Variant logic depends on classification being right. If a pressure sensor is classified correctly, its variant dimensions (range, output signal, process connection) are defined at the class level and inherited by every variant. If it is misclassified or unclassified, variant attributes get added manually per product, and the catalog accumulates inconsistencies over time.

Channel-specific publishing adds another layer. A product record may need to export with eCl@ss codes for one partner, ETIM codes for another, and a simplified attribute set for a marketplace. None of that is possible if the underlying product classification is wrong or missing. The classification is what the export logic reads.

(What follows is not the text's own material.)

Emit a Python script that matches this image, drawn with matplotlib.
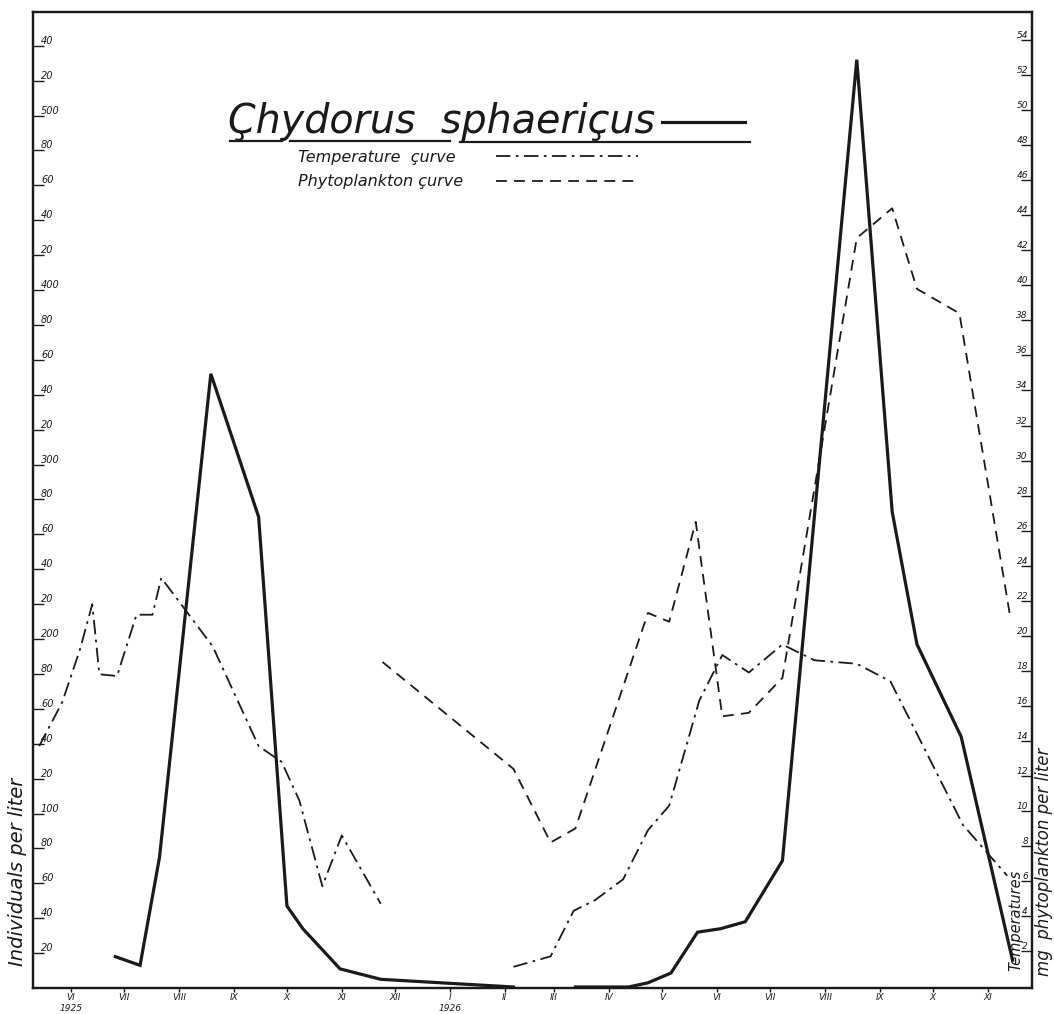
import matplotlib
matplotlib.use("Agg")
import matplotlib.pyplot as plt
import matplotlib.dates as mdates
from matplotlib.lines import Line2D
import pandas as pd

# Chydorus sphaericus, individuals per liter (left axis)
chydorus_1925_dates = ["1925-06-26", "1925-07-10", "1925-07-21", "1925-08-19", "1925-09-15",
                       "1925-10-01", "1925-10-10", "1925-10-31", "1925-11-23", "1926-02-06"]
chydorus_1925_values = [18, 13, 75, 352, 270, 47, 34, 11, 5, 0.6]

chydorus_1926_dates = ["1926-03-13", "1926-04-12", "1926-04-23", "1926-05-06", "1926-05-21",
                       "1926-06-03", "1926-06-17", "1926-07-08", "1926-08-19", "1926-09-08",
                       "1926-09-22", "1926-10-17", "1926-11-15"]
chydorus_1926_values = [0.6, 0.6, 3, 8.6, 32, 34, 38, 73, 532, 273, 197, 144, 16]

# Water temperature (right axis)
temp_1925_dates = ["1925-05-14", "1925-05-27", "1925-06-06", "1925-06-13", "1925-06-17",
                   "1925-06-27", "1925-07-08", "1925-07-17", "1925-07-22", "1925-08-20",
                   "1925-09-15", "1925-09-28", "1925-10-08", "1925-10-21", "1925-11-01",
                   "1925-11-23"]
temp_1925_values = [13.7, 16.2, 19.2, 21.8, 17.8, 17.7, 21.2, 21.2, 23.3, 19.4,
                    13.7, 12.8, 10.6, 5.7, 8.6, 4.7]

temp_1926_dates = ["1926-02-06", "1926-02-27", "1926-03-12", "1926-03-24", "1926-04-09",
                   "1926-04-23", "1926-05-05", "1926-05-22", "1926-06-04", "1926-06-19",
                   "1926-07-08", "1926-07-26", "1926-08-19", "1926-09-07", "1926-10-18",
                   "1926-11-12"]
temp_1926_values = [1.1, 1.7, 4.3, 4.9, 6.1, 8.9, 10.3, 16.3, 18.9, 17.9,
                    19.5, 18.6, 18.4, 17.4, 9.2, 6.3]

# Phytoplankton, mg per liter (right axis)
phyto_dates = ["1925-11-24", "1926-02-06", "1926-02-27", "1926-03-13", "1926-04-23",
               "1926-05-05", "1926-05-20", "1926-06-04", "1926-06-19", "1926-07-08",
               "1926-08-19", "1926-09-08", "1926-09-22", "1926-10-16", "1926-11-14"]
phyto_values = [18.5, 12.4, 8.2, 9.0, 21.3, 20.8, 26.5, 15.4, 15.6, 17.6,
                42.7, 44.4, 39.8, 38.4, 20.9]

# Axis ticks and labels
month_starts = pd.date_range("1925-06-01", "1926-11-01", freq="MS")
month_labels = ["VI", "VII", "VIII", "IX", "X", "XI", "XII", "I", "II", "III",
                "IV", "V", "VI", "VII", "VIII", "IX", "X", "XI"]
year_labels = {"1925-06-01": "1925", "1926-01-01": "1926"}
left_ticks = list(range(20, 541, 20))
right_ticks = list(range(2, 55, 2))

INK = "#1a1a1a"
HAND = dict(family="DejaVu Sans", style="italic", color=INK)

fig = plt.figure(figsize=(10.54, 10.14), dpi=100)
fig.patch.set_facecolor("white")
ax = fig.add_axes([0.0313, 0.0256, 0.9478, 0.9625])
ax2 = ax.twinx()

ax.set_xlim(pd.Timestamp("1925-05-10 12:00"), pd.Timestamp("1926-11-26"))
ax.set_ylim(0, 559.3)
ax2.set_ylim(-0.11, 55.6)

for a in (ax, ax2):
    for s in a.spines.values():
        s.set_linewidth(1.6)
        s.set_color(INK)

# Curves
ax.plot(pd.to_datetime(chydorus_1925_dates), chydorus_1925_values, color=INK, lw=2.3,
        solid_joinstyle="miter")
ax.plot(pd.to_datetime(chydorus_1926_dates), chydorus_1926_values, color=INK, lw=2.3,
        solid_joinstyle="miter")
dashdot = (0, (8, 3, 1.5, 3))
dashed = (0, (6, 4))
ax2.plot(pd.to_datetime(temp_1925_dates), temp_1925_values, color=INK, lw=1.3, ls=dashdot)
ax2.plot(pd.to_datetime(temp_1926_dates), temp_1926_values, color=INK, lw=1.3, ls=dashdot)
ax2.plot(pd.to_datetime(phyto_dates), phyto_values, color=INK, lw=1.3, ls=dashed)

# Month ticks along the bottom
ax.set_xticks(mdates.date2num(month_starts))
ax.set_xticklabels(month_labels, fontsize=6.5, **HAND)
ax.tick_params(axis="x", direction="out", length=3, width=1, pad=0.5, colors=INK)
for d, yr in year_labels.items():
    ax.annotate(yr, xy=(pd.Timestamp(d), 0), xycoords=("data", "axes fraction"),
                xytext=(0, -11.5), textcoords="offset points", ha="center", va="top",
                fontsize=6.5, **HAND)

# Left scale: ticks inside, labels written above each tick
ax.set_yticks(left_ticks)
ax.tick_params(axis="y", direction="in", length=8, width=1, labelleft=False, colors=INK)
for v in left_ticks:
    lab = str(v) if v % 100 == 0 else f"{v % 100:02d}"
    ax.text(0.008, v, lab, transform=ax.get_yaxis_transform(), ha="left", va="bottom",
            fontsize=7, **HAND)

# Right scale
ax2.set_yticks(right_ticks)
ax2.tick_params(axis="y", direction="in", length=8, width=1, labelright=False, colors=INK)
for v in right_ticks:
    ax2.text(0.996, v, str(v), transform=ax2.get_yaxis_transform(), ha="right", va="bottom",
             fontsize=6.5, **HAND)

# Axis titles
fig.text(18 / 1054, 1 - 872 / 1014, "Individuals per liter", rotation=90, ha="center",
         va="center", fontsize=14, **HAND)
fig.text(1016 / 1054, 1 - 920 / 1014, "Temperatures", rotation=90, ha="center",
         va="center", fontsize=10.5, **HAND)
fig.text(1044 / 1054, 1 - 862 / 1014, "mg  phytoplankton per liter", rotation=90,
         ha="center", va="center", fontsize=12, **HAND)

# Title block with line key
def fx(px):
    return px / 1054

def fy(py):
    return 1 - py / 1014

fig.text(fx(228), fy(133), "Çhydorus  sphaeriçus", fontsize=28.5, ha="left", va="baseline",
         **HAND)
for x0, x1, yy in [(230, 282, 141), (290, 450, 141), (460, 750, 142)]:
    fig.add_artist(Line2D([fx(x0), fx(x1)], [fy(yy), fy(yy)], color=INK, lw=1.6))
fig.add_artist(Line2D([fx(662), fx(745)], [fy(122), fy(122)], color=INK, lw=2.3))

fig.text(fx(298), fy(162), "Temperature  çurve", fontsize=11.5, ha="left", va="baseline",
         **HAND)
fig.add_artist(Line2D([fx(496), fx(638)], [fy(156), fy(156)], color=INK, lw=1.3,
                      ls=dashdot))
fig.text(fx(298), fy(186), "Phytoplankton çurve", fontsize=11.5, ha="left", va="baseline",
         **HAND)
fig.add_artist(Line2D([fx(496), fx(638)], [fy(181), fy(181)], color=INK, lw=1.3,
                      ls=dashed))

fig.savefig("out.png", dpi=100, facecolor="white")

In AtroPIM, the separation between classification structure and navigation structure is explicit. You maintain one canonical product classification that drives attribute inheritance, completeness rules, and export mappings. Separately, you configure the category trees used for webshop navigation or print catalog structure. The two reference each other without being the same thing.

Where this breaks without proper tooling: product classification exists in name only: a field on the product record that carries a label but drives no attribute inheritance, no completeness rules, and no export logic. That is a label, not a classification system. The practical value of classification is entirely in what it enforces and automates downstream.

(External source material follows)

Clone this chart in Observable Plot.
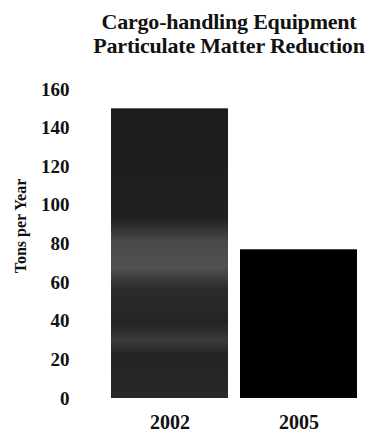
<!DOCTYPE html>
<html>
<head>
<meta charset="utf-8">
<script src="https://cdn.jsdelivr.net/npm/d3@7"></script>
<script src="https://cdn.jsdelivr.net/npm/@observablehq/plot@0.6"></script>
<style>
  html, body { margin: 0; padding: 0; background: #fff; }
  #title {
    width: 378px; box-sizing: border-box; padding: 10px 0 0 80px; margin: 0;
    height: 54px; text-align: center;
    font-family: "Liberation Serif", serif; font-size: 22px; font-weight: bold; line-height: 24px; color: #111;
    letter-spacing: -0.2px;
  }
</style>
</head>
<body>
<div id="title">Cargo-handling Equipment<br>Particulate Matter Reduction</div>
<div id="chart"></div>
<script>
const years = ["2002", "2005"];
const tons = [150, 77];
const yTicks = [0, 20, 40, 60, 80, 100, 120, 140, 160];
const barFills = ["url(#speckle2002)", "#000000"];

const data = years.map((y, i) => ({year: y, tons: tons[i], fill: barFills[i]}));

const chart = Plot.plot({
  width: 378,
  height: 386,
  marginLeft: 105,
  marginRight: 14,
  marginTop: 35,
  marginBottom: 42,
  style: {fontFamily: "Liberation Serif, serif", background: "#fff", color: "#111"},
  x: {domain: years, paddingInner: 0.093, paddingOuter: 0.046, label: null},
  y: {domain: [0, 160], ticks: yTicks, label: null},
  marks: [
    Plot.barY(data, {x: "year", y: "tons", fill: d => d.fill}),
    Plot.axisY({ticks: yTicks, tickSize: 0, tickPadding: 36, fontSize: 19, fontWeight: "bold", label: null}),
    Plot.axisX({tickSize: 0, tickPadding: 16, fontSize: 20, fontWeight: "bold", label: null}),
    Plot.text(["Tons per Year"], {frameAnchor: "left", textAnchor: "middle", dx: -85, dy: -18, rotate: -90, fontSize: 16, fontWeight: "bold", fill: "#111"})
  ]
});

// gradient approximating the speckled grey texture of the 2002 bar
const svg = d3.select(chart);
const defs = svg.insert("defs", ":first-child");
const g = defs.append("linearGradient").attr("id", "speckle2002").attr("x1", 0).attr("y1", 0).attr("x2", 0).attr("y2", 1);
[[0, "#1c1c1c"], [0.38, "#202020"], [0.46, "#4a4a4a"], [0.55, "#505050"], [0.62, "#2c2c2c"], [0.74, "#242424"], [0.8, "#3a3a3a"], [0.85, "#242424"], [1, "#282828"]]
  .forEach(([o, c]) => g.append("stop").attr("offset", o).attr("stop-color", c));

document.getElementById("chart").appendChild(chart);
</script>
</body>
</html>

Common Product Classification Mistakes

Flat category trees. A single-level or two-level product grouping with no attribute inheritance forces attribute management to the product level. At any meaningful catalog scale, that becomes unmanageable. Products end up with inconsistent attribute sets, missing values in some places and redundant entries in others. The catalog looks functional until you try to filter, export, or compare across it.

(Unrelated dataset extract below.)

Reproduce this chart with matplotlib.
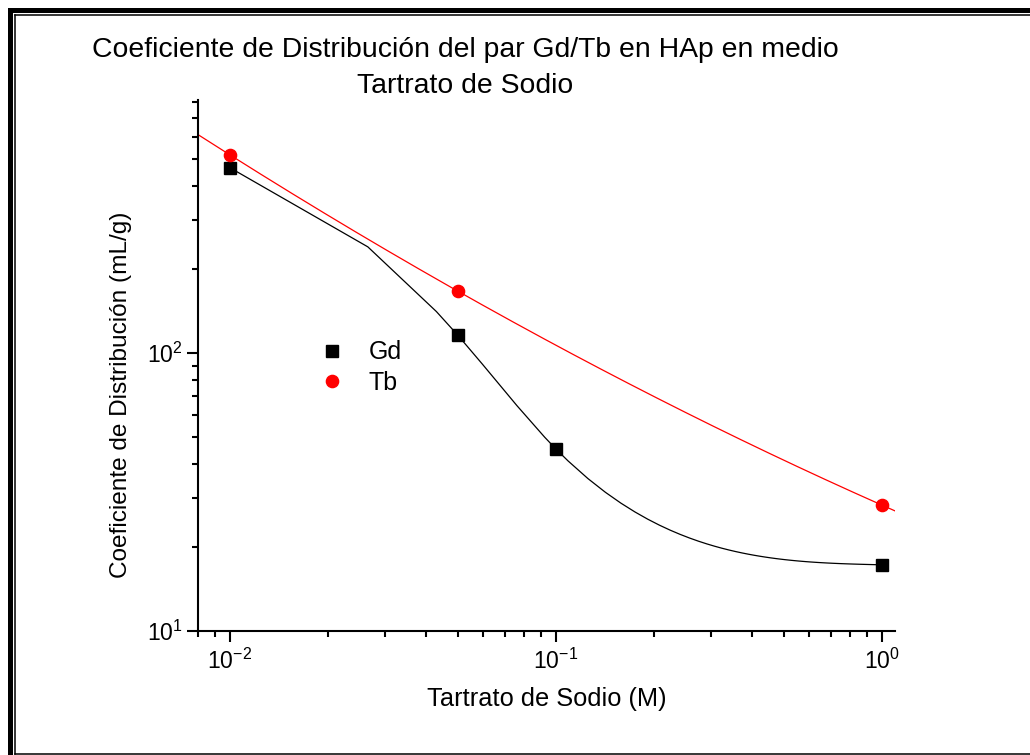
import numpy as np
import matplotlib
matplotlib.use("Agg")
import matplotlib.pyplot as plt
from matplotlib.lines import Line2D

plt.rcParams['font.family'] = ['Liberation Sans', 'DejaVu Sans']
plt.rcParams['mathtext.fontset'] = 'custom'
plt.rcParams['mathtext.rm'] = 'Liberation Sans'
plt.rcParams['mathtext.it'] = 'Liberation Sans:italic'
plt.rcParams['mathtext.bf'] = 'Liberation Sans:bold'

# data
conc_gd = [0.01, 0.05, 0.1, 1.0]
kd_gd = [464, 116, 45.2, 17.3]
conc_tb = [0.01, 0.05, 1.0]
kd_tb = [516, 167, 28.4]

xlim = (0.00798, 1.099)
ylim = (10, 813)


def cubic_spline(x, y, xnew):
    # cubic spline, parabolic run-out at the left end, natural at the right end
    x = np.asarray(x, float)
    y = np.asarray(y, float)
    n = len(x)
    h = np.diff(x)
    d = np.diff(y) / h
    A = np.zeros((n, n))
    r = np.zeros(n)
    A[0, 0], A[0, 1] = 1, -1
    A[-1, -1] = 1
    for i in range(1, n - 1):
        A[i, i - 1] = h[i - 1]
        A[i, i] = 2 * (h[i - 1] + h[i])
        A[i, i + 1] = h[i]
        r[i] = 6 * (d[i] - d[i - 1])
    M = np.linalg.solve(A, r)
    k = np.clip(np.searchsorted(x, xnew) - 1, 0, n - 2)
    t = xnew - x[k]
    b = d[k] - h[k] * (2 * M[k] + M[k + 1]) / 6
    return y[k] + b * t + M[k] / 2 * t**2 + (M[k + 1] - M[k]) / (6 * h[k]) * t**3


# Gd: spline in log-log space, sampled on a linear grid
xs_gd = np.union1d(np.linspace(conc_gd[0], conc_gd[-1], 61), conc_gd)
ys_gd = 10 ** cubic_spline(np.log10(conc_gd), np.log10(kd_gd), np.log10(xs_gd))

# Tb: 2nd order fit in log-log, over the whole axis
p = np.polyfit(np.log10(conc_tb), np.log10(kd_tb), 2)
xs_tb = np.logspace(np.log10(xlim[0]), np.log10(xlim[1]), 200)
ys_tb = 10 ** np.polyval(p, np.log10(xs_tb))

fig = plt.figure(figsize=(10.3, 7.55), dpi=100)
ax = fig.add_axes([198 / 1030, 1 - 631 / 755, 697 / 1030, 531 / 755])

ax.plot(xs_gd, ys_gd, color='black', lw=0.9)
ax.plot(xs_tb, ys_tb, color='red', lw=0.9)
ax.plot(conc_gd, kd_gd, 's', color='black', ms=8, label='Gd')
ax.plot(conc_tb, kd_tb, 'o', color='red', ms=8.8, label='Tb')

ax.set_xscale('log')
ax.set_yscale('log')
ax.set_xlim(xlim)
ax.set_ylim(ylim)

for s in ['top', 'right']:
    ax.spines[s].set_visible(False)
for s in ['left', 'bottom']:
    ax.spines[s].set_linewidth(1.5)

ax.tick_params(which='major', direction='out', length=8, width=1.5, labelsize=16.5, pad=3)
ax.tick_params(which='minor', direction='out', length=4.5, width=1.5)
ax.tick_params(axis='x', which='major', pad=5)

ax.set_xlabel('Tartrato de Sodio (M)', fontsize=18.3)
ax.set_ylabel('Coeficiente de Distribución (mL/g)', fontsize=17.6)
ax.xaxis.set_label_coords(0.501, -0.105)
ax.yaxis.set_label_coords(-0.095, 0.444)

ax.legend(loc='upper left', bbox_to_anchor=(0.157, 0.571), frameon=False,
          fontsize=18, handlelength=1.0, handletextpad=0.95, labelspacing=0.27,
          borderpad=0, numpoints=1)

fig.text(465 / 1030, 1 - 57 / 755, 'Coeficiente de Distribución del par Gd/Tb en HAp en medio',
         ha='center', va='baseline', fontsize=20.4)
fig.text(465 / 1030, 1 - 93 / 755, 'Tartrato de Sodio',
         ha='center', va='baseline', fontsize=20.4)

# double frame round the picture (right side falls outside the picture)
W, H = 1030.0, 755.0
outer = dict(color='black', lw=3.6, solid_capstyle='projecting')
inner = dict(color='black', lw=1.1, solid_capstyle='projecting')
fig.add_artist(Line2D([9.5 / W, 1], [1 - 9.5 / H, 1 - 9.5 / H], **outer))
fig.add_artist(Line2D([9.5 / W, 9.5 / W], [0, 1 - 9.5 / H], **outer))
fig.add_artist(Line2D([14.5 / W, 1], [1 - 14.5 / H, 1 - 14.5 / H], **inner))
fig.add_artist(Line2D([14.5 / W, 14.5 / W], [1 / H, 1 - 14.5 / H], **inner))
fig.add_artist(Line2D([14.5 / W, 1], [1 / H, 1 / H], **inner))

fig.savefig('out.png', dpi=100, facecolor='white')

Mixing classification with navigation. Using the same structure for both data management and webshop browsing creates a structure optimized for neither. A webshop tree is built for how customers search. A classification structure is built for what attributes products share. Forcing one to serve both produces a hierarchy that is too granular for browsing and too shallow for data management. Build them separately and map between them.

Ignoring attribute inheritance. Classification without inheritance is taxonomy without function. The whole point is that the class defines the attributes, not the other way around. If you assign a product to a class and then still configure its attributes manually, the classification is doing nothing. Every attribute added manually is a future inconsistency waiting to appear.

Choosing the wrong granularity. Classes that are too broad group products with genuinely different technical structures, which forces attribute compromise: either some products carry irrelevant fields, or relevant fields get omitted to keep the class clean. Classes that are too narrow create maintenance overhead with no real benefit. The right granularity is the level at which all products in a class legitimately share the same attribute set.

Per-channel classification. Maintaining separate classification structures for each sales channel instead of a single canonical classification with channel-specific mappings multiplies the maintenance burden with every new channel added. When the internal classification changes, every channel-specific version needs updating separately. The correct approach is one source classification with mapped outputs per channel or partner standard.

Late-stage classification. Treating classification as something to add after the catalog is built means reworking attribute assignments retroactively. In large catalogs, that is months of work. Products entered without a class carry no inherited attributes, so someone has to assign fields product by product. Classification should be defined before product data entry begins, not after it is already in trouble.

Most of these mistakes share a root cause: product classification gets treated as an organizational convenience rather than a data architecture decision. Getting it right early costs little. Fixing it later, with thousands of products already entered, exports already broken, and channel-specific workarounds already in place, costs considerably more.